> What is expected: Reproduce the opening lines of the records exactly, up to and including the line in which "31.6, 32.4, 33.1];" occurs.
* START Dataset extract *
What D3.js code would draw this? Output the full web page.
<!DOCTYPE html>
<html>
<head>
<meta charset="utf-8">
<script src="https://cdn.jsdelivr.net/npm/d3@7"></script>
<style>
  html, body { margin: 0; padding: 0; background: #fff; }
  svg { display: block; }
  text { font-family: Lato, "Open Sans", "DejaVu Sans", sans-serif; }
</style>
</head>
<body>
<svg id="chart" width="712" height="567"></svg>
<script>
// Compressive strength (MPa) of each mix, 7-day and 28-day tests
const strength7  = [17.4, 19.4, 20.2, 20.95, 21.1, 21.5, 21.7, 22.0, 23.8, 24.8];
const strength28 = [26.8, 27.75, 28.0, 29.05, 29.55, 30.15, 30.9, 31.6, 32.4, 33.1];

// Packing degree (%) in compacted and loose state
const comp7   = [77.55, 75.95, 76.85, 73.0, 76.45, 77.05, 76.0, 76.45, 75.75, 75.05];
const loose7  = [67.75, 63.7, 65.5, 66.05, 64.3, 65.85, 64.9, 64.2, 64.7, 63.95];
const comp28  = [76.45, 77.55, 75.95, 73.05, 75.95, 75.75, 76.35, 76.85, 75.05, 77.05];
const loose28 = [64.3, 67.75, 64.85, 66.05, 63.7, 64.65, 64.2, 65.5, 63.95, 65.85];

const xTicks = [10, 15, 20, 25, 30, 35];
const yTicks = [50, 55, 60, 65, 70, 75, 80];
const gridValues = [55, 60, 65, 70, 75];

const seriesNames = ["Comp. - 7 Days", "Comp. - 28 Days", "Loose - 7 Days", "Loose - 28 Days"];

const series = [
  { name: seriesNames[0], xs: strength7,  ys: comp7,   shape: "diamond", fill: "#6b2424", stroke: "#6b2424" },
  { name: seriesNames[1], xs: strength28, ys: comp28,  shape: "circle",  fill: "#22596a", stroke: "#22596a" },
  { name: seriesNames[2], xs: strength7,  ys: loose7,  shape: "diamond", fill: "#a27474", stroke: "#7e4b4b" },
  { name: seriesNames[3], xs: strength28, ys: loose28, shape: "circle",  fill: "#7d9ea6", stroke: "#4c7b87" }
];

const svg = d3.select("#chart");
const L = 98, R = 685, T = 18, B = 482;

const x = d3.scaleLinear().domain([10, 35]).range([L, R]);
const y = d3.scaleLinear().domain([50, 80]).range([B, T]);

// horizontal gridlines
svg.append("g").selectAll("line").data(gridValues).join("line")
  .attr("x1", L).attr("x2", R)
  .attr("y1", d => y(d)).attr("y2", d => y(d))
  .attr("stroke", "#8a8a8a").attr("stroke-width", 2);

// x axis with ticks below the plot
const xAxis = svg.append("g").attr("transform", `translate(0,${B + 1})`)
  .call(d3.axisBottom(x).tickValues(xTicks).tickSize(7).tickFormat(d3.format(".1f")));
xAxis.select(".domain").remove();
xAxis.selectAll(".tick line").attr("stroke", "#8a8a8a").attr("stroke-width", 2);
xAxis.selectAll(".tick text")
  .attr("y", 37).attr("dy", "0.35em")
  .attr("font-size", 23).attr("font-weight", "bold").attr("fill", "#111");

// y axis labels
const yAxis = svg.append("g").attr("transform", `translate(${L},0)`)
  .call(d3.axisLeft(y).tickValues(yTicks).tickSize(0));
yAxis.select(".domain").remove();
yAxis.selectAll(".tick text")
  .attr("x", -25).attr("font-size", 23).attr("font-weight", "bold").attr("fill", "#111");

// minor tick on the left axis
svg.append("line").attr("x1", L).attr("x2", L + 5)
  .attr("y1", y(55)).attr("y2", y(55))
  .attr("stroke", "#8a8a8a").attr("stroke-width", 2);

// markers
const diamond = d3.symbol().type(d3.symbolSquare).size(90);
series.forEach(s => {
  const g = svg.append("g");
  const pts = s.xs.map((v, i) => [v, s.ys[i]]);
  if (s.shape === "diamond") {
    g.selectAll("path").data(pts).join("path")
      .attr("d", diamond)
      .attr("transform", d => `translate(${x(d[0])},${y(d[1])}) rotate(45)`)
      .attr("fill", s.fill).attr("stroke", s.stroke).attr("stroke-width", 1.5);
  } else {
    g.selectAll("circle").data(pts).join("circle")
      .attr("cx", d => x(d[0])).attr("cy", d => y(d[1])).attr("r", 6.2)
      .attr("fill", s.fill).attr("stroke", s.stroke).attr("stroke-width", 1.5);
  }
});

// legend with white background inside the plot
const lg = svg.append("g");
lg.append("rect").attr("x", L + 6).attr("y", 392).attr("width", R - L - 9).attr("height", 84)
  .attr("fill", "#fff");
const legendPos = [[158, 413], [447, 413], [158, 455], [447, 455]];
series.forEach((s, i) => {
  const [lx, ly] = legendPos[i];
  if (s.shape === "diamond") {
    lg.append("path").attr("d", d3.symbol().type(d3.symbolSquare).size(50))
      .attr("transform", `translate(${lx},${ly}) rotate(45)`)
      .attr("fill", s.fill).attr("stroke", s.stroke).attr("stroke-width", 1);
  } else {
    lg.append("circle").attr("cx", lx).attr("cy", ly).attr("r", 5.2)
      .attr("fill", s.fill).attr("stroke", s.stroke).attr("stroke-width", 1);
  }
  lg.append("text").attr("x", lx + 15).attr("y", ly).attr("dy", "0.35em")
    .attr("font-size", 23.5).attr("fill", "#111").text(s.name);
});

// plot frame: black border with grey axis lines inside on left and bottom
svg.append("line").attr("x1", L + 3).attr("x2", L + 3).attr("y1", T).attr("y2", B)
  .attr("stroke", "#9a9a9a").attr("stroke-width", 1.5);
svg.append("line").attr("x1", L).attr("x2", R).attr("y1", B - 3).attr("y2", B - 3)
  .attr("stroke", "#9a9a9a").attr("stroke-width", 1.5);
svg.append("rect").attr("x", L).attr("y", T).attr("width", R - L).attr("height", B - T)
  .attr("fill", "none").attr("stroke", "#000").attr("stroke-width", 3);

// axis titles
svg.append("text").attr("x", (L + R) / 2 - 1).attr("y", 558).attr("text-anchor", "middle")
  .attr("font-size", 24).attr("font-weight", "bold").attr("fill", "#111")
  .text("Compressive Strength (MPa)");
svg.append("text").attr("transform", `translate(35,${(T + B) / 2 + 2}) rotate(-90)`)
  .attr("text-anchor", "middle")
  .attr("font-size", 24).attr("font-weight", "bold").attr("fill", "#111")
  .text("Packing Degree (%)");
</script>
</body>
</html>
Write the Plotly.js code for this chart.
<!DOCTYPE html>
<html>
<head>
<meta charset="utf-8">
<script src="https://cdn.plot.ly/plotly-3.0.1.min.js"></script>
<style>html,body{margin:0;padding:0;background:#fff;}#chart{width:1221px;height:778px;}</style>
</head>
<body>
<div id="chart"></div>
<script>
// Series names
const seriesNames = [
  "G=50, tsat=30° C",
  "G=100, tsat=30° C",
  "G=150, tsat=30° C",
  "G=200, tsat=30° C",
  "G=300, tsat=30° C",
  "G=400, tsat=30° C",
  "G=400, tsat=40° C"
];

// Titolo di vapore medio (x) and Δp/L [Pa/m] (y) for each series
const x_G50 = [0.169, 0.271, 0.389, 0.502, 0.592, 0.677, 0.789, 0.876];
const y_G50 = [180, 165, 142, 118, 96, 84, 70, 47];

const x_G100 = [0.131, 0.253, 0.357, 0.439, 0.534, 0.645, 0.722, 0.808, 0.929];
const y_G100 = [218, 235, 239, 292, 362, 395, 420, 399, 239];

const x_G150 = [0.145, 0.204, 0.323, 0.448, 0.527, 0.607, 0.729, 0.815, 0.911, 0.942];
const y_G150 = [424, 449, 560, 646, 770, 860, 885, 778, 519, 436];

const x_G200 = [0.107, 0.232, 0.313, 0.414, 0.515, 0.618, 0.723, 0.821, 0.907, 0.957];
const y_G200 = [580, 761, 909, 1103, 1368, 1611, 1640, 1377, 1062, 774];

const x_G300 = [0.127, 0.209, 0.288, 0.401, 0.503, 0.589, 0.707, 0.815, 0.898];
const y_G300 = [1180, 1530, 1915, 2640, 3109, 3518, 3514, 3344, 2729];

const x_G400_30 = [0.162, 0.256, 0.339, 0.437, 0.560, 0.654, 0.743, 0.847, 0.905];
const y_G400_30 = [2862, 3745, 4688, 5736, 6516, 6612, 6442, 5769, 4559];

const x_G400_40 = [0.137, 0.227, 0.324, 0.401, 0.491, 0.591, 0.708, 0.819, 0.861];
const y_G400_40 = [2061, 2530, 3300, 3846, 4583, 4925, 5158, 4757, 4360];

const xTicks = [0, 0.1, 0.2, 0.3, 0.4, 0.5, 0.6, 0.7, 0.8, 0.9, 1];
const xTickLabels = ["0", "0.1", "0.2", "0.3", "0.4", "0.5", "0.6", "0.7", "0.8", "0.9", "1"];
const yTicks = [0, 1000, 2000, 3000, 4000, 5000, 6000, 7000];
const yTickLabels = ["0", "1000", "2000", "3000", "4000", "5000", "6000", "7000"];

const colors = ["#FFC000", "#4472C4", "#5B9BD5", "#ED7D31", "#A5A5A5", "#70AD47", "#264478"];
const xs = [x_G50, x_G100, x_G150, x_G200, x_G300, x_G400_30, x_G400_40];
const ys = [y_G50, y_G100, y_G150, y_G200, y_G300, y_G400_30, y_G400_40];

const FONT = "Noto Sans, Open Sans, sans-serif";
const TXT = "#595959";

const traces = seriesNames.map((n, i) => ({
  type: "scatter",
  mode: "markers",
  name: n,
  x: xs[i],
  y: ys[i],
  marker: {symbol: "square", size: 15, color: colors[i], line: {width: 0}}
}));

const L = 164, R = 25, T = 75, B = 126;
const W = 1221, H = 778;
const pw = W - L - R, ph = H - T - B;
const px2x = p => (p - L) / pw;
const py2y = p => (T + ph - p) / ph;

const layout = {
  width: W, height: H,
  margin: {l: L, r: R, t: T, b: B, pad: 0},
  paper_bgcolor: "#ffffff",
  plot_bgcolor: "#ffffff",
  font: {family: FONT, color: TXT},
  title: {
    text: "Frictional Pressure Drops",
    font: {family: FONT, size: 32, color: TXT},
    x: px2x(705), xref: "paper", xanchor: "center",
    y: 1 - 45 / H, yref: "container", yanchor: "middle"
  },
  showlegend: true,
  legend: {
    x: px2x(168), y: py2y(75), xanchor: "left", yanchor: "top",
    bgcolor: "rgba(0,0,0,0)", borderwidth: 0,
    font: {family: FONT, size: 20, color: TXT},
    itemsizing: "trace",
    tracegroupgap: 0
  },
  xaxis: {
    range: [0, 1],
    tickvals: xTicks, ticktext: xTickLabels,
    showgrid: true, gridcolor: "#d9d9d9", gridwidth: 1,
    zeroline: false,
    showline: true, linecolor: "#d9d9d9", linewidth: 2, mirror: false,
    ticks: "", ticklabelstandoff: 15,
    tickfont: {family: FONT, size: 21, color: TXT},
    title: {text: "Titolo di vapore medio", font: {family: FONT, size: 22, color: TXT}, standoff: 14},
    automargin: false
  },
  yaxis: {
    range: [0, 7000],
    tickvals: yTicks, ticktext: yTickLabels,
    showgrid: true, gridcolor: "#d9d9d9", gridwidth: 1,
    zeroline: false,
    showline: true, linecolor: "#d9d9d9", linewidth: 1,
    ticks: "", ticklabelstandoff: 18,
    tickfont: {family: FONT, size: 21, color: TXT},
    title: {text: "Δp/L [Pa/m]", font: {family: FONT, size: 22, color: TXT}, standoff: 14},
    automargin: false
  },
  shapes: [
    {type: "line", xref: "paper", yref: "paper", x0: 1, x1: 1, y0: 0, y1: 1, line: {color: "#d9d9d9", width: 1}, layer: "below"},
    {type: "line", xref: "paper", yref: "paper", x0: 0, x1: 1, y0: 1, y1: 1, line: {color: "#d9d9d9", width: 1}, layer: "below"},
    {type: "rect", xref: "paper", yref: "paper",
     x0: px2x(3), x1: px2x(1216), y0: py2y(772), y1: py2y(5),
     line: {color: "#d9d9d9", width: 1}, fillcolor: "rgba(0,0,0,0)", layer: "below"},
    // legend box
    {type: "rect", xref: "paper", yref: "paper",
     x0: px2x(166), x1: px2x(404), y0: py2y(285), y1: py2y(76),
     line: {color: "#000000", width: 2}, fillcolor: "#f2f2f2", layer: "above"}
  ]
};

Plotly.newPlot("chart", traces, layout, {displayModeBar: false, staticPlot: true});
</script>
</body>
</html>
* END Dataset extract *
> The solution:
What D3.js code would draw this? Output the full web page.
<!DOCTYPE html>
<html>
<head>
<meta charset="utf-8">
<script src="https://cdn.jsdelivr.net/npm/d3@7"></script>
<style>
  html, body { margin: 0; padding: 0; background: #fff; }
  svg { display: block; }
  text { font-family: Lato, "Open Sans", "DejaVu Sans", sans-serif; }
</style>
</head>
<body>
<svg id="chart" width="712" height="567"></svg>
<script>
// Compressive strength (MPa) of each mix, 7-day and 28-day tests
const strength7  = [17.4, 19.4, 20.2, 20.95, 21.1, 21.5, 21.7, 22.0, 23.8, 24.8];
const strength28 = [26.8, 27.75, 28.0, 29.05, 29.55, 30.15, 30.9, 31.6, 32.4, 33.1];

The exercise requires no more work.